** START OF PROVIDED DATA **

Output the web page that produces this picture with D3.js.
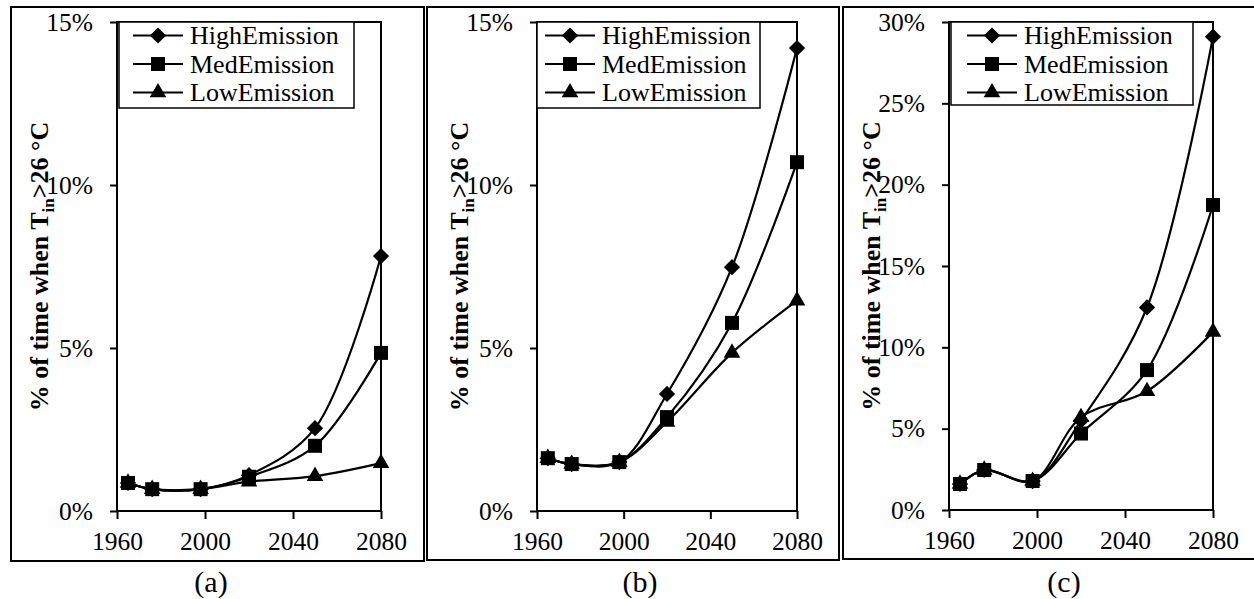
<!DOCTYPE html>
<html>
<head>
<meta charset="utf-8">
<script src="https://cdn.jsdelivr.net/npm/d3@7"></script>
<style>
  body { margin: 0; background: #fff; }
  svg { display: block; font-family: "Liberation Serif", "Times New Roman", serif; }
</style>
</head>
<body>
<svg width="1254" height="599"></svg>
<script>
// years of the simulated periods
const years = [1965, 1976, 1998, 2020, 2050, 2080];
const seriesNames = ['HighEmission', 'MedEmission', 'LowEmission'];

// % of time when Tin > 26 C, panel (a)
const highA = [0.86, 0.67, 0.67, 1.10, 2.54, 7.82];
const medA  = [0.86, 0.67, 0.67, 1.05, 2.00, 4.85];
const lowA  = [0.86, 0.67, 0.67, 0.90, 1.07, 1.47];
// panel (b)
const highB = [1.62, 1.44, 1.50, 3.59, 7.48, 14.20];
const medB  = [1.62, 1.44, 1.50, 2.88, 5.77, 10.70];
const lowB  = [1.62, 1.44, 1.50, 2.73, 4.85, 6.45];
// panel (c)
const highC = [1.60, 2.46, 1.78, 5.50, 12.45, 29.10];
const medC  = [1.60, 2.46, 1.78, 4.70, 8.60, 18.75];
const lowC  = [1.60, 2.46, 1.78, 5.70, 7.30, 10.95];

const xTicks = [1960, 2000, 2040, 2080];
const yTicksAB = [0, 5, 10, 15];
const yTicksC = [0, 5, 10, 15, 20, 25, 30];
const panelLabels = ['(a)', '(b)', '(c)'];

// layout of each panel (pixels)
const panels = [
  {label: panelLabels[0], yMax: 15, yTicks: yTicksAB, series: [highA, medA, lowA],
   frame: [11, 7, 424, 561], plot: [117, 22, 381, 511], leg: {x: 119, w: 235, h: 86, pad: 14}, labelX: 211},
  {label: panelLabels[1], yMax: 15, yTicks: yTicksAB, series: [highB, medB, lowB],
   frame: [427, 7, 839, 560], plot: [537, 22, 797, 511], leg: {x: 537, w: 223, h: 86, pad: 8}, labelX: 640},
  {label: panelLabels[2], yMax: 30, yTicks: yTicksC, series: [highC, medC, lowC],
   frame: [843, 7, 1262, 559], plot: [949, 22, 1213, 510], leg: {x: 951, w: 242, h: 83, pad: 16}, labelX: 1064}
];

const symbols = [
  d3.symbol().type(d3.symbolSquare).size(132),   // diamond = rotated square
  d3.symbol().type(d3.symbolSquare).size(196),
  d3.symbol().type(d3.symbolTriangle).size(120)
];
const rotations = [45, 0, 0];

const svg = d3.select('svg');

panels.forEach(p => {
  const g = svg.append('g');

  // outer frame
  g.append('rect')
    .attr('x', p.frame[0]).attr('y', p.frame[1])
    .attr('width', p.frame[2] - p.frame[0]).attr('height', p.frame[3] - p.frame[1])
    .attr('fill', 'none').attr('stroke', '#000').attr('stroke-width', 2);

  const x = d3.scaleLinear().domain([1960, 2080]).range([p.plot[0], p.plot[2]]);
  const y = d3.scaleLinear().domain([0, p.yMax]).range([p.plot[3], p.plot[1]]);

  // plot area border
  g.append('rect')
    .attr('x', p.plot[0]).attr('y', p.plot[1])
    .attr('width', p.plot[2] - p.plot[0]).attr('height', p.plot[3] - p.plot[1])
    .attr('fill', 'none').attr('stroke', '#000').attr('stroke-width', 2);

  const xAxis = g.append('g')
    .attr('transform', `translate(0,${p.plot[3]})`)
    .call(d3.axisBottom(x).tickValues(xTicks).tickFormat(d3.format('d')).tickSize(8).tickSizeOuter(0).tickPadding(13));
  const yAxis = g.append('g')
    .attr('transform', `translate(${p.plot[0]},0)`)
    .call(d3.axisLeft(y).tickValues(p.yTicks).tickFormat(d => d + '%').tickSize(7).tickSizeOuter(0).tickPadding(17));

  [xAxis, yAxis].forEach(a => {
    a.select('.domain').remove();
    a.selectAll('line').attr('stroke', '#000').attr('stroke-width', 2);
    a.selectAll('text').attr('font-family', '"Liberation Serif", "Times New Roman", serif')
      .attr('font-size', 25.5).attr('fill', '#000');
  });

  // y axis title
  const cy = (p.plot[1] + p.plot[3]) / 2;
  const title = g.append('text')
    .attr('transform', `translate(${p.plot[0] - 69},${cy}) rotate(-90)`)
    .attr('text-anchor', 'middle')
    .attr('font-weight', 'bold')
    .attr('font-size', 26);
  title.append('tspan').text('% of time when T');
  title.append('tspan').attr('font-size', 17).attr('dy', 6).text('in');
  title.append('tspan').attr('dy', -6).text('>26 °C');

  // legend
  const lg = g.append('g');
  lg.append('rect')
    .attr('x', p.leg.x).attr('y', p.plot[1])
    .attr('width', p.leg.w).attr('height', p.leg.h)
    .attr('fill', '#fff').attr('stroke', '#000').attr('stroke-width', 1.5);
  seriesNames.forEach((name, i) => {
    const ry = p.plot[1] + 13.5 + i * 28.5;
    const lx = p.leg.x + p.leg.pad;
    lg.append('line')
      .attr('x1', lx).attr('x2', lx + 50).attr('y1', ry).attr('y2', ry)
      .attr('stroke', '#000').attr('stroke-width', 2.2);
    lg.append('path')
      .attr('d', symbols[i]())
      .attr('transform', `translate(${lx + 25},${ry}) rotate(${rotations[i]})`)
      .attr('fill', '#000');
    lg.append('text')
      .attr('x', lx + 57).attr('y', ry).attr('dy', '0.33em')
      .attr('font-size', 26).text(name);
  });

  // series
  const line = d3.line()
    .x((d, i) => x(years[i]))
    .y(d => y(d))
    .curve(d3.curveCatmullRom.alpha(0.5));

  p.series.forEach((vals, s) => {
    g.append('path')
      .datum(vals)
      .attr('d', line)
      .attr('fill', 'none').attr('stroke', '#000').attr('stroke-width', 2.2);
  });
  p.series.forEach((vals, s) => {
    g.selectAll(null)
      .data(vals)
      .enter()
      .append('path')
      .attr('d', symbols[s]())
      .attr('transform', (d, i) => `translate(${x(years[i])},${y(d)}) rotate(${rotations[s]})`)
      .attr('fill', '#000');
  });

  // panel label
  g.append('text')
    .attr('x', p.labelX).attr('y', 592)
    .attr('text-anchor', 'middle')
    .attr('font-size', 30)
    .text(p.label);
});
</script>
</body>
</html>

** END OF PROVIDED DATA **

Write out the whole listing exactly, and drop the pictures.

Output the web page that produces this picture with D3.js.
<!DOCTYPE html>
<html>
<head>
<meta charset="utf-8">
<script src="https://cdn.jsdelivr.net/npm/d3@7"></script>
<style>
  body { margin: 0; background: #fff; }
  svg { display: block; font-family: "Liberation Serif", "Times New Roman", serif; }
</style>
</head>
<body>
<svg width="1254" height="599"></svg>
<script>
// years of the simulated periods
const years = [1965, 1976, 1998, 2020, 2050, 2080];
const seriesNames = ['HighEmission', 'MedEmission', 'LowEmission'];

// % of time when Tin > 26 C, panel (a)
const highA = [0.86, 0.67, 0.67, 1.10, 2.54, 7.82];
const medA  = [0.86, 0.67, 0.67, 1.05, 2.00, 4.85];
const lowA  = [0.86, 0.67, 0.67, 0.90, 1.07, 1.47];
// panel (b)
const highB = [1.62, 1.44, 1.50, 3.59, 7.48, 14.20];
const medB  = [1.62, 1.44, 1.50, 2.88, 5.77, 10.70];
const lowB  = [1.62, 1.44, 1.50, 2.73, 4.85, 6.45];
// panel (c)
const highC = [1.60, 2.46, 1.78, 5.50, 12.45, 29.10];
const medC  = [1.60, 2.46, 1.78, 4.70, 8.60, 18.75];
const lowC  = [1.60, 2.46, 1.78, 5.70, 7.30, 10.95];

const xTicks = [1960, 2000, 2040, 2080];
const yTicksAB = [0, 5, 10, 15];
const yTicksC = [0, 5, 10, 15, 20, 25, 30];
const panelLabels = ['(a)', '(b)', '(c)'];

// layout of each panel (pixels)
const panels = [
  {label: panelLabels[0], yMax: 15, yTicks: yTicksAB, series: [highA, medA, lowA],
   frame: [11, 7, 424, 561], plot: [117, 22, 381, 511], leg: {x: 119, w: 235, h: 86, pad: 14}, labelX: 211},
  {label: panelLabels[1], yMax: 15, yTicks: yTicksAB, series: [highB, medB, lowB],
   frame: [427, 7, 839, 560], plot: [537, 22, 797, 511], leg: {x: 537, w: 223, h: 86, pad: 8}, labelX: 640},
  {label: panelLabels[2], yMax: 30, yTicks: yTicksC, series: [highC, medC, lowC],
   frame: [843, 7, 1262, 559], plot: [949, 22, 1213, 510], leg: {x: 951, w: 242, h: 83, pad: 16}, labelX: 1064}
];

const symbols = [
  d3.symbol().type(d3.symbolSquare).size(132),   // diamond = rotated square
  d3.symbol().type(d3.symbolSquare).size(196),
  d3.symbol().type(d3.symbolTriangle).size(120)
];
const rotations = [45, 0, 0];

const svg = d3.select('svg');

panels.forEach(p => {
  const g = svg.append('g');

  // outer frame
  g.append('rect')
    .attr('x', p.frame[0]).attr('y', p.frame[1])
    .attr('width', p.frame[2] - p.frame[0]).attr('height', p.frame[3] - p.frame[1])
    .attr('fill', 'none').attr('stroke', '#000').attr('stroke-width', 2);

  const x = d3.scaleLinear().domain([1960, 2080]).range([p.plot[0], p.plot[2]]);
  const y = d3.scaleLinear().domain([0, p.yMax]).range([p.plot[3], p.plot[1]]);

  // plot area border
  g.append('rect')
    .attr('x', p.plot[0]).attr('y', p.plot[1])
    .attr('width', p.plot[2] - p.plot[0]).attr('height', p.plot[3] - p.plot[1])
    .attr('fill', 'none').attr('stroke', '#000').attr('stroke-width', 2);

  const xAxis = g.append('g')
    .attr('transform', `translate(0,${p.plot[3]})`)
    .call(d3.axisBottom(x).tickValues(xTicks).tickFormat(d3.format('d')).tickSize(8).tickSizeOuter(0).tickPadding(13));
  const yAxis = g.append('g')
    .attr('transform', `translate(${p.plot[0]},0)`)
    .call(d3.axisLeft(y).tickValues(p.yTicks).tickFormat(d => d + '%').tickSize(7).tickSizeOuter(0).tickPadding(17));

  [xAxis, yAxis].forEach(a => {
    a.select('.domain').remove();
    a.selectAll('line').attr('stroke', '#000').attr('stroke-width', 2);
    a.selectAll('text').attr('font-family', '"Liberation Serif", "Times New Roman", serif')
      .attr('font-size', 25.5).attr('fill', '#000');
  });

  // y axis title
  const cy = (p.plot[1] + p.plot[3]) / 2;
  const title = g.append('text')
    .attr('transform', `translate(${p.plot[0] - 69},${cy}) rotate(-90)`)
    .attr('text-anchor', 'middle')
    .attr('font-weight', 'bold')
    .attr('font-size', 26);
  title.append('tspan').text('% of time when T');
  title.append('tspan').attr('font-size', 17).attr('dy', 6).text('in');
  title.append('tspan').attr('dy', -6).text('>26 °C');

  // legend
  const lg = g.append('g');
  lg.append('rect')
    .attr('x', p.leg.x).attr('y', p.plot[1])
    .attr('width', p.leg.w).attr('height', p.leg.h)
    .attr('fill', '#fff').attr('stroke', '#000').attr('stroke-width', 1.5);
  seriesNames.forEach((name, i) => {
    const ry = p.plot[1] + 13.5 + i * 28.5;
    const lx = p.leg.x + p.leg.pad;
    lg.append('line')
      .attr('x1', lx).attr('x2', lx + 50).attr('y1', ry).attr('y2', ry)
      .attr('stroke', '#000').attr('stroke-width', 2.2);
    lg.append('path')
      .attr('d', symbols[i]())
      .attr('transform', `translate(${lx + 25},${ry}) rotate(${rotations[i]})`)
      .attr('fill', '#000');
    lg.append('text')
      .attr('x', lx + 57).attr('y', ry).attr('dy', '0.33em')
      .attr('font-size', 26).text(name);
  });

  // series
  const line = d3.line()
    .x((d, i) => x(years[i]))
    .y(d => y(d))
    .curve(d3.curveCatmullRom.alpha(0.5));

  p.series.forEach((vals, s) => {
    g.append('path')
      .datum(vals)
      .attr('d', line)
      .attr('fill', 'none').attr('stroke', '#000').attr('stroke-width', 2.2);
  });
  p.series.forEach((vals, s) => {
    g.selectAll(null)
      .data(vals)
      .enter()
      .append('path')
      .attr('d', symbols[s]())
      .attr('transform', (d, i) => `translate(${x(years[i])},${y(d)}) rotate(${rotations[s]})`)
      .attr('fill', '#000');
  });

  // panel label
  g.append('text')
    .attr('x', p.labelX).attr('y', 592)
    .attr('text-anchor', 'middle')
    .attr('font-size', 30)
    .text(p.label);
});
</script>
</body>
</html>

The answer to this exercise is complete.